● TASK STATEMENT
Restate the data below word for word. Skip any images it contains.
▽
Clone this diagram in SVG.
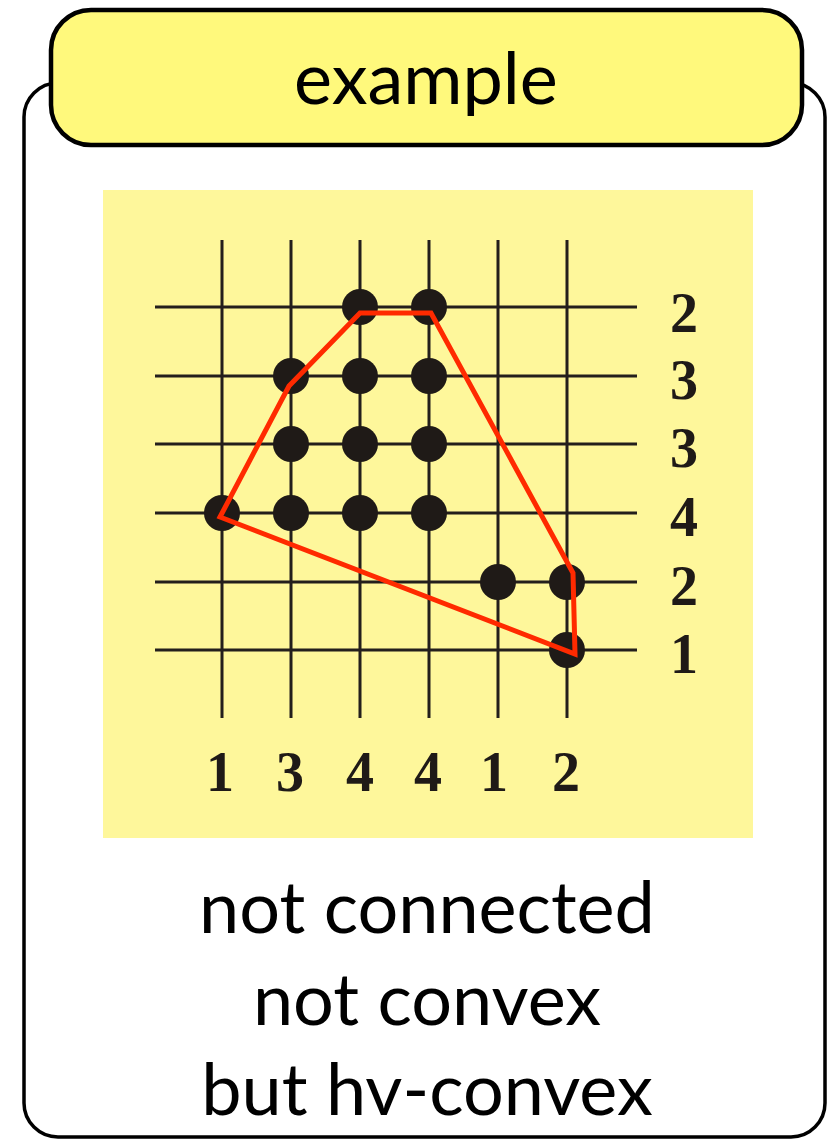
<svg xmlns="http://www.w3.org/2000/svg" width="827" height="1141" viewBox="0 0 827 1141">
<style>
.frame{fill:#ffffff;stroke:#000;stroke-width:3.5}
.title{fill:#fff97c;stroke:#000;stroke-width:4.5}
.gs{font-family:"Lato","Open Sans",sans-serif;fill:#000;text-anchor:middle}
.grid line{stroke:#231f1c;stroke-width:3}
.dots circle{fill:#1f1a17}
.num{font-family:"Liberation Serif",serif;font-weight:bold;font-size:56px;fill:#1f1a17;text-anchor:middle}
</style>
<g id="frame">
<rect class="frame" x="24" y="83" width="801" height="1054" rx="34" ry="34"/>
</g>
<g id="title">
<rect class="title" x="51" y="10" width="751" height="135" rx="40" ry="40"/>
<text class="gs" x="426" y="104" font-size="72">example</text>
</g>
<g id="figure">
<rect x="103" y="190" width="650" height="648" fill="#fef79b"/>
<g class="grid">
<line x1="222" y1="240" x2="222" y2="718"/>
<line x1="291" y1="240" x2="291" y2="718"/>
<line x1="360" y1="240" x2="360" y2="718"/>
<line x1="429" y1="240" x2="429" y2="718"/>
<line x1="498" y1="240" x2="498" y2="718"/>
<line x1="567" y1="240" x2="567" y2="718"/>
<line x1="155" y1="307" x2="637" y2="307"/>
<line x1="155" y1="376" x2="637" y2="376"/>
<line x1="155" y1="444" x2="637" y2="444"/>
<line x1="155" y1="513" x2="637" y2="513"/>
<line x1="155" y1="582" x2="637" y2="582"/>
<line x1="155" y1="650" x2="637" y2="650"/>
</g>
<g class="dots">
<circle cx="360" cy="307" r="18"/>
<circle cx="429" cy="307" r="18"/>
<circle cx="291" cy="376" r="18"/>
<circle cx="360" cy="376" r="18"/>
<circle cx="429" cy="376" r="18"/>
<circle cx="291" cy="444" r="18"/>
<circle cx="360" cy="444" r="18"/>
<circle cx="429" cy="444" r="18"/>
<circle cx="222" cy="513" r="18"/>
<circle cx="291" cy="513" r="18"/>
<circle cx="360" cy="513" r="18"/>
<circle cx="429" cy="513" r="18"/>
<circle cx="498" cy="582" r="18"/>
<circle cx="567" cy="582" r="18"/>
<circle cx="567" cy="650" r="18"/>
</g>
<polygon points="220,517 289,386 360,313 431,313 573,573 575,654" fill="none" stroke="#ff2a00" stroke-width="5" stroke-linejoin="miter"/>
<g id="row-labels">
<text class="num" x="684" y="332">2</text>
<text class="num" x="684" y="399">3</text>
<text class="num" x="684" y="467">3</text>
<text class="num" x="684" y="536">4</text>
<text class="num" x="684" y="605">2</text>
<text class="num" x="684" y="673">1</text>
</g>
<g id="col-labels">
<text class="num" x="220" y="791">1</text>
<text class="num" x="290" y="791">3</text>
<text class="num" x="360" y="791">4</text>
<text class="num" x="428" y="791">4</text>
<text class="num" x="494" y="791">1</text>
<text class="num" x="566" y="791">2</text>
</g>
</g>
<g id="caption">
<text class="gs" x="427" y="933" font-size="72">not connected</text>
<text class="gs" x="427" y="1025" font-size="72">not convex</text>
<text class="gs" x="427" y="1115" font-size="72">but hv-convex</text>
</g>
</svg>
△
● FINAL RESULT
Clone this diagram in SVG.
<svg xmlns="http://www.w3.org/2000/svg" width="827" height="1141" viewBox="0 0 827 1141">
<style>
.frame{fill:#ffffff;stroke:#000;stroke-width:3.5}
.title{fill:#fff97c;stroke:#000;stroke-width:4.5}
.gs{font-family:"Lato","Open Sans",sans-serif;fill:#000;text-anchor:middle}
.grid line{stroke:#231f1c;stroke-width:3}
.dots circle{fill:#1f1a17}
.num{font-family:"Liberation Serif",serif;font-weight:bold;font-size:56px;fill:#1f1a17;text-anchor:middle}
</style>
<g id="frame">
<rect class="frame" x="24" y="83" width="801" height="1054" rx="34" ry="34"/>
</g>
<g id="title">
<rect class="title" x="51" y="10" width="751" height="135" rx="40" ry="40"/>
<text class="gs" x="426" y="104" font-size="72">example</text>
</g>
<g id="figure">
<rect x="103" y="190" width="650" height="648" fill="#fef79b"/>
<g class="grid">
<line x1="222" y1="240" x2="222" y2="718"/>
<line x1="291" y1="240" x2="291" y2="718"/>
<line x1="360" y1="240" x2="360" y2="718"/>
<line x1="429" y1="240" x2="429" y2="718"/>
<line x1="498" y1="240" x2="498" y2="718"/>
<line x1="567" y1="240" x2="567" y2="718"/>
<line x1="155" y1="307" x2="637" y2="307"/>
<line x1="155" y1="376" x2="637" y2="376"/>
<line x1="155" y1="444" x2="637" y2="444"/>
<line x1="155" y1="513" x2="637" y2="513"/>
<line x1="155" y1="582" x2="637" y2="582"/>
<line x1="155" y1="650" x2="637" y2="650"/>
</g>
<g class="dots">
<circle cx="360" cy="307" r="18"/>
<circle cx="429" cy="307" r="18"/>
<circle cx="291" cy="376" r="18"/>
<circle cx="360" cy="376" r="18"/>
<circle cx="429" cy="376" r="18"/>
<circle cx="291" cy="444" r="18"/>
<circle cx="360" cy="444" r="18"/>
<circle cx="429" cy="444" r="18"/>
<circle cx="222" cy="513" r="18"/>
<circle cx="291" cy="513" r="18"/>
<circle cx="360" cy="513" r="18"/>
<circle cx="429" cy="513" r="18"/>
<circle cx="498" cy="582" r="18"/>
<circle cx="567" cy="582" r="18"/>
<circle cx="567" cy="650" r="18"/>
</g>
<polygon points="220,517 289,386 360,313 431,313 573,573 575,654" fill="none" stroke="#ff2a00" stroke-width="5" stroke-linejoin="miter"/>
<g id="row-labels">
<text class="num" x="684" y="332">2</text>
<text class="num" x="684" y="399">3</text>
<text class="num" x="684" y="467">3</text>
<text class="num" x="684" y="536">4</text>
<text class="num" x="684" y="605">2</text>
<text class="num" x="684" y="673">1</text>
</g>
<g id="col-labels">
<text class="num" x="220" y="791">1</text>
<text class="num" x="290" y="791">3</text>
<text class="num" x="360" y="791">4</text>
<text class="num" x="428" y="791">4</text>
<text class="num" x="494" y="791">1</text>
<text class="num" x="566" y="791">2</text>
</g>
</g>
<g id="caption">
<text class="gs" x="427" y="933" font-size="72">not connected</text>
<text class="gs" x="427" y="1025" font-size="72">not convex</text>
<text class="gs" x="427" y="1115" font-size="72">but hv-convex</text>
</g>
</svg>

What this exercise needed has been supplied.